The researchers analyzed farms that use some form of “sustainable intensification,” a term for various practices, including organic farming, that use land, water, biodiversity, labor, knowledge and technology to both grow crops and reduce environmental impacts like pesticide pollution, soil erosion, and greenhouse gas emissions.
Writing in the journal Nature Sustainability, the researchers estimate that nearly one-tenth of the world’s farmland is under some form of sustainable intensification, often with dramatic results. They have seen that the new practices can improve productivity, biodiversity and ecosystem services while lowering farmer costs. For example, they document how West Africa farmers have increased yields of maize and cassava; some 100,000 farmers in Cuba increased their productivity 150 percent while cutting their pesticide use by 85 percent.
Sustainable intensification “can result in beneficial outcomes for both agricultural output and natural capital,” the researchers write.

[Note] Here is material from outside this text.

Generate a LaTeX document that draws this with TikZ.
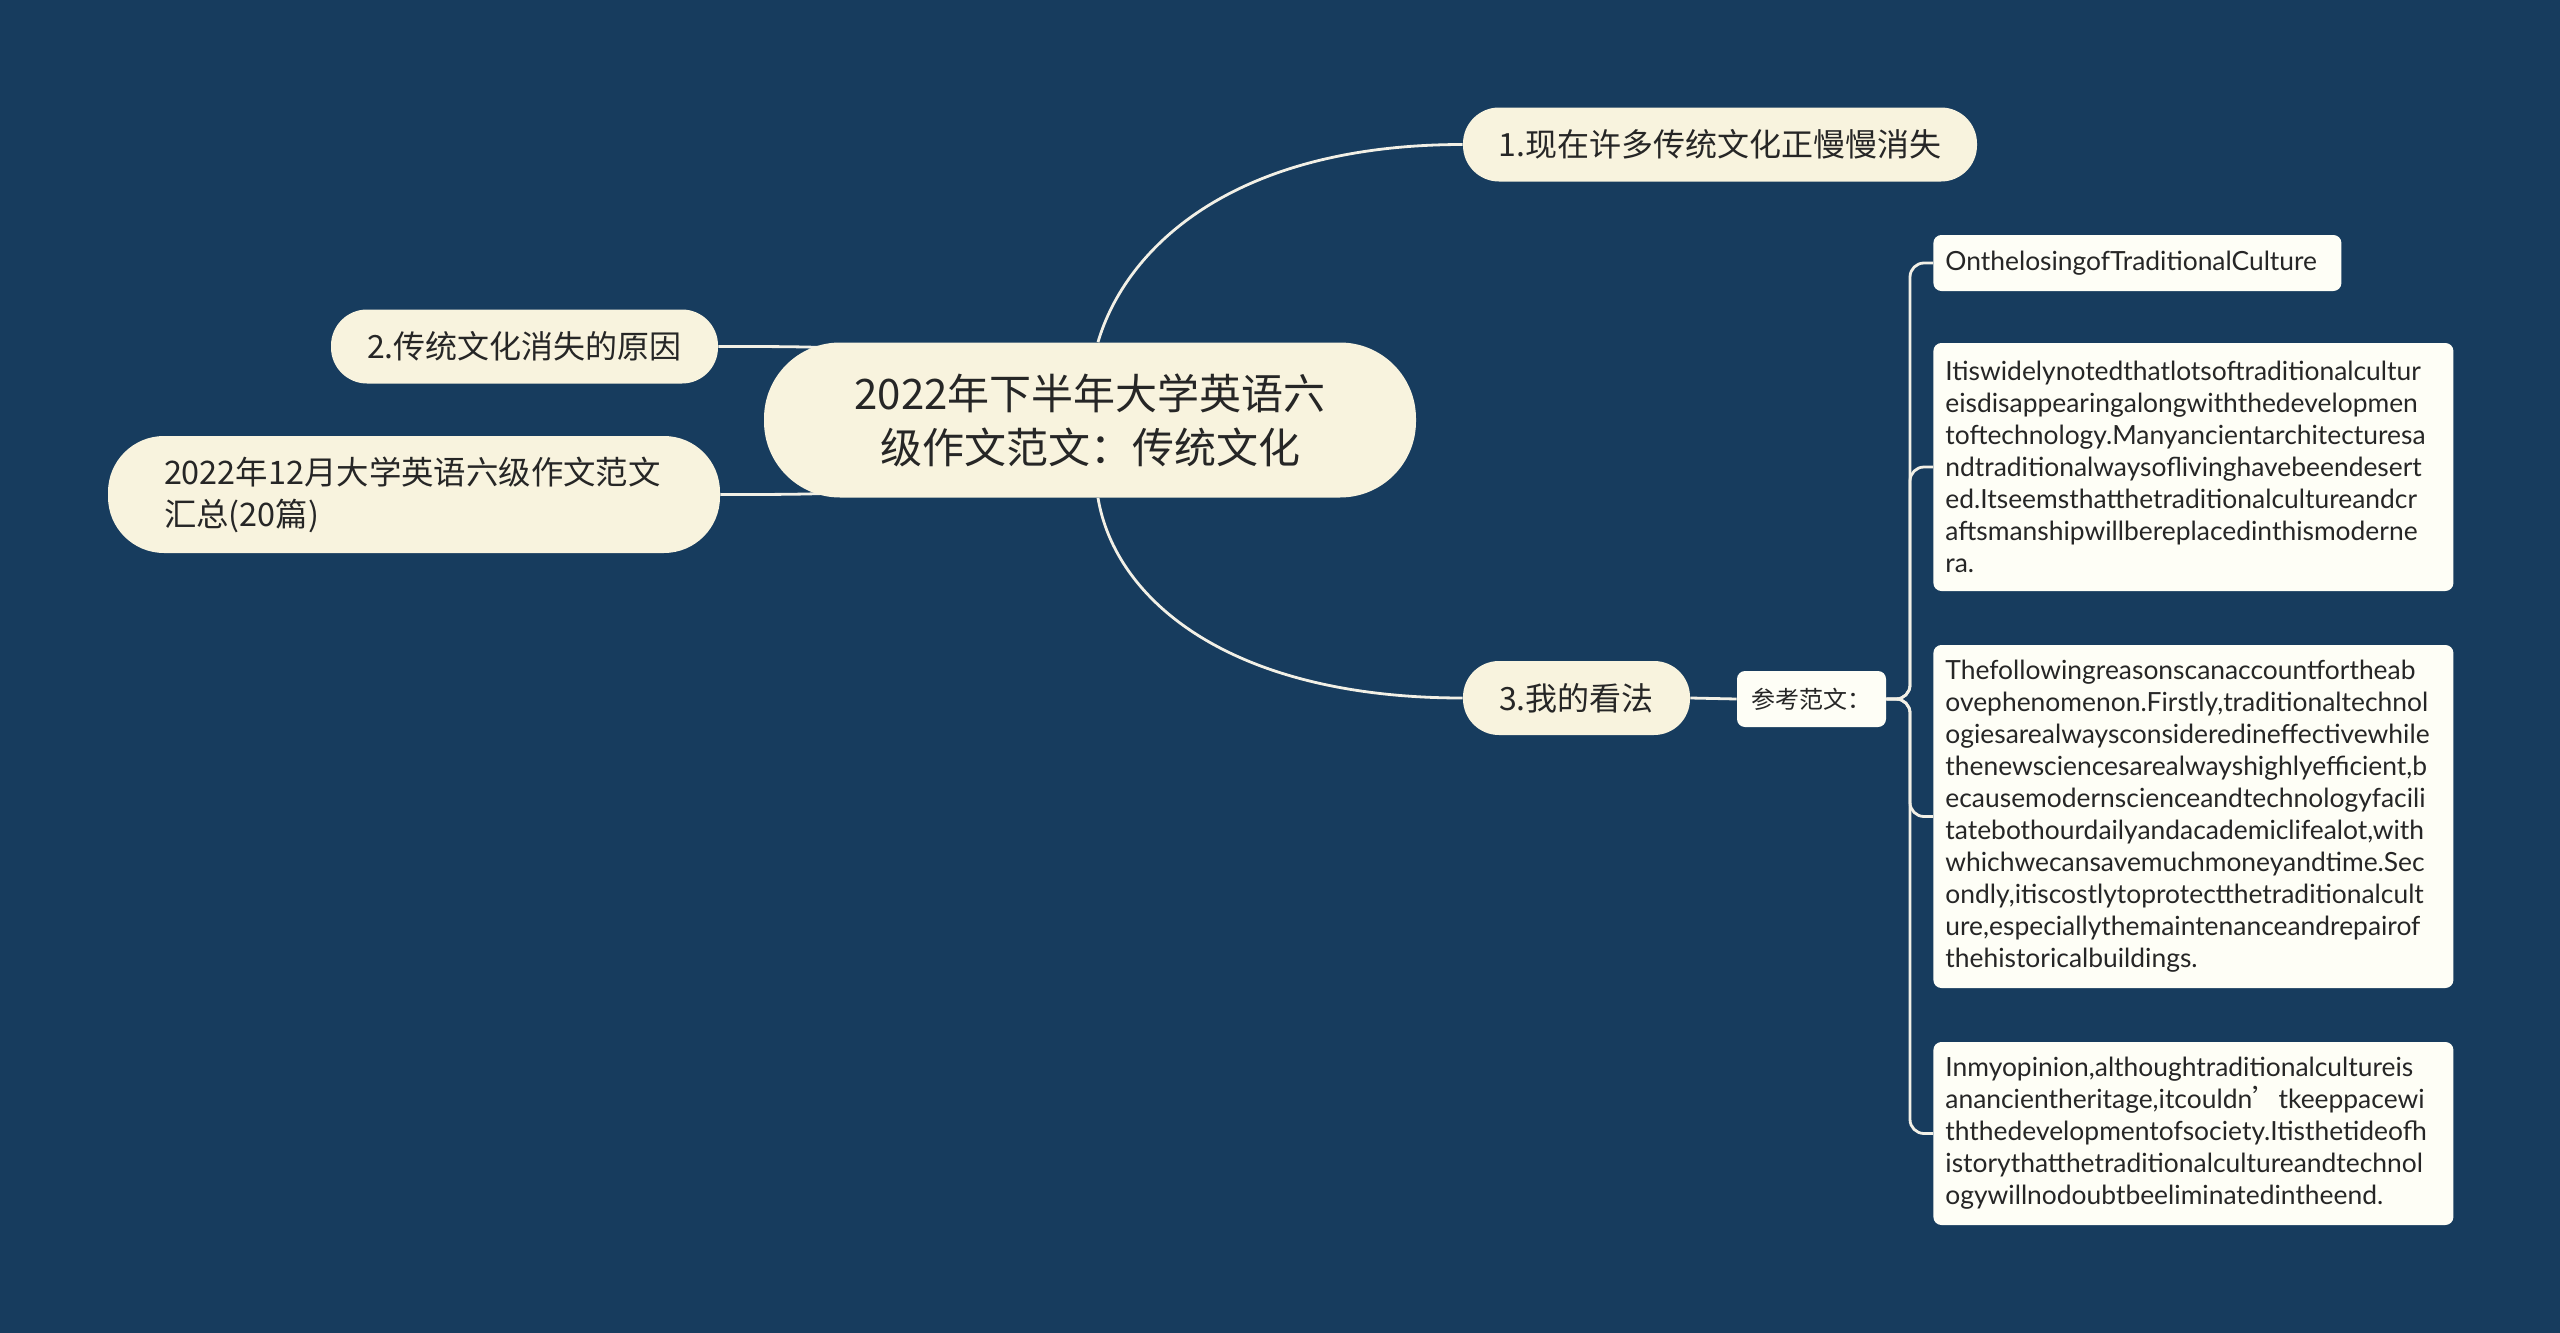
\documentclass[tikz,border=0pt]{standalone}
\usepackage{fontspec}
\setmainfont{Lato}
\newfontfamily\cjk{Noto Sans CJK SC}
\usetikzlibrary{backgrounds}
\definecolor{bgblue}{RGB}{23,60,94}
\definecolor{cream}{RGB}{248,243,222}
\definecolor{paper}{RGB}{254,254,246}
\definecolor{ink}{RGB}{38,38,38}
\definecolor{wire}{RGB}{242,240,230}

\begin{document}
\begin{tikzpicture}[x=0.5pt,y=-0.5pt,
 pill/.style={fill=cream,text=ink,font=\cjk\fontsize{16}{19}\selectfont,rounded corners=18pt,minimum height=37pt,inner sep=0pt},
 card/.style={fill=paper,text=ink,rounded corners=4pt,align=left,inner xsep=6pt,inner ysep=0pt,font=\fontsize{13.2}{16}\selectfont},
 link/.style={draw=wire,line width=1.4pt}]
 % centre topic
 \node[pill,font=\cjk\fontsize{21}{27}\selectfont,align=center,minimum width=326pt,minimum height=77.5pt,rounded corners=38pt] (root) at (1090,420) {2022年下半年大学英语六\\级作文范文：传统文化};
 % first level
 \node[pill,minimum width=257pt] (now) at (1720,144.5) {1.现在许多传统文化正慢慢消失};
 \node[pill,minimum width=193.5pt] (cause) at (524.5,346.5) {2.传统文化消失的原因};
 \node[pill,minimum width=306pt,minimum height=58.5pt,rounded corners=28pt,text width=250pt,align=left,font=\cjk\fontsize{16.2}{21}\selectfont] (summary) at (414,494.5) {2022年12月大学英语六级作文范文\\汇总(20篇)};
 \node[pill,minimum width=113.5pt] (view) at (1576.5,698) {3.我的看法};
 \node[card,font=\cjk\fontsize{12}{14}\selectfont,align=center,minimum width=74.5pt,minimum height=28pt] (model) at (1811.5,699) {参考范文：};
 % essay cards
 \node[card,anchor=west,text width=192pt,minimum height=28pt] (title) at (1933,263) {OnthelosingofTraditionalCulture};
 \node[card,anchor=west,text width=248pt,minimum height=124pt] (para1) at (1933,467) {Itiswidelynotedthatlotsoftraditionalcultur\\eisdisappearingalongwiththedevelopmen\\toftechnology.Manyancientarchitecturesa\\ndtraditionalwaysoflivinghavebeendesert\\ed.Itseemsthatthetraditionalcultureandcr\\aftsmanshipwillbereplacedinthismoderne\\ra.};
 \node[card,anchor=west,text width=248pt,minimum height=171.5pt] (para2) at (1933,816.5) {Thefollowingreasonscanaccountfortheab\\ovephenomenon.Firstly,traditionaltechnol\\ogiesarealwaysconsideredineffectivewhile\\thenewsciencesarealwayshighlyefficient,b\\ecausemodernscienceandtechnologyfacili\\tatebothourdailyandacademiclifealot,with\\whichwecansavemuchmoneyandtime.Sec\\ondly,itiscostlytoprotectthetraditionalcult\\ure,especiallythemaintenanceandrepairof\\thehistoricalbuildings.};
 \node[card,anchor=west,text width=248pt,minimum height=91.5pt] (para3) at (1933,1133.5) {Inmyopinion,althoughtraditionalcultureis\\anancientheritage,itcouldn{\cjk ’}tkeeppacewi\\ththedevelopmentofsociety.Itisthetideofh\\istorythatthetraditionalcultureandtechnol\\ogywillnodoubtbeeliminatedintheend.};
 \coordinate (fork) at (1910,699);
 \begin{pgfonlayer}{background}
 \fill[bgblue] (0,0) rectangle (2560,1333);
 \draw[link] ([xshift=4pt]root.north) .. controls (1125,250) and (1230,144.5) .. (now.west);
 \draw[link] ([xshift=4pt]root.south) .. controls (1115,600) and (1230,698) .. (view.west);
 \draw[link] (cause.east) .. controls (900,346.5) .. (root.center);
 \draw[link] (summary.east) .. controls (900,494.5) .. (root.center);
 \draw[link] (view.east) -- (model.west);
 \foreach \b in {title,para1,para2,para3}
  \draw[link,rounded corners=7pt] (model.east) -- (fork) |- (\b.west);
 \end{pgfonlayer}
\end{tikzpicture}
\end{document}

“Although we have a long way to go, I’m impressed by how far farmers across the world and especially in less developed countries have come in moving our food-production systems in a healthy direction,” said John Reganold, Washington State University Regents Professor of Soil Science and Agroecology and a co-author of the paper. Reganold helped identify farming systems that meet sustainable intensification guidelines and analyze the data.
Less developed countries tend to see the largest improvements in productivity, while industrialized countries “have tended to see increases in efficiency (lower costs), minimizing harm to ecosystem services, and often some reductions in crop and livestock yields,” the authors write.
Jules Pretty, the study’s lead author and a professor of environment and society at the University of Essex in England, first used the term “sustainable intensification” in a 1997 study of African agriculture. While the word “intensification” typically applies to environmentally harmful agriculture, Pretty used the term “to indicate that desirable outcomes, such as more food and better ecosystem services, need not be mutually exclusive.”
The term now appears in more than 100 scholarly papers a year and is central to the United Nations Sustainable Development Goals.
For the Nature Sustainability paper, the researchers used scientific publications and datasets to screen some 400 sustainable intensification projects, programs and initiatives around the world. They chose only those that were implemented on more than 10,000 farms or 10,000 hectares, or nearly 25,000 acres. They estimate that 163 million farms covering more than a billion acres are affected.
The researchers focused on seven different farming changes in which “increases in overall system performance incur no net environmental cost.” The changes include an advanced form of Integrated Pest Management that involves Farmer Field Schools teaching farmers agroecological practices, such as building the soil, in more than 90 countries. Other changes include pasture and forage redesign, trees in agricultural systems, irrigation water management, and conservation agriculture, including the soil-saving no-till technique used in eastern Washington.
Sustainable intensification “has been shown to increase productivity, raise system diversity, reduce farmer costs, reduce negative externalities and improve ecosystem services,” the researchers write. They say it has now reached a “tipping point” in which it can be more widely adopted through governmental incentives and policies.
“Stronger government policies across the globe are now needed to support the greater adoption of sustainable intensification farming systems so that the United Nations Sustainable Development Goals endorsed by all members of the UN are met by 2030,” said Reganold. “This will help provide sufficient and nutritious food for all, while minimizing environmental impact and enabling producers to earn a decent living.”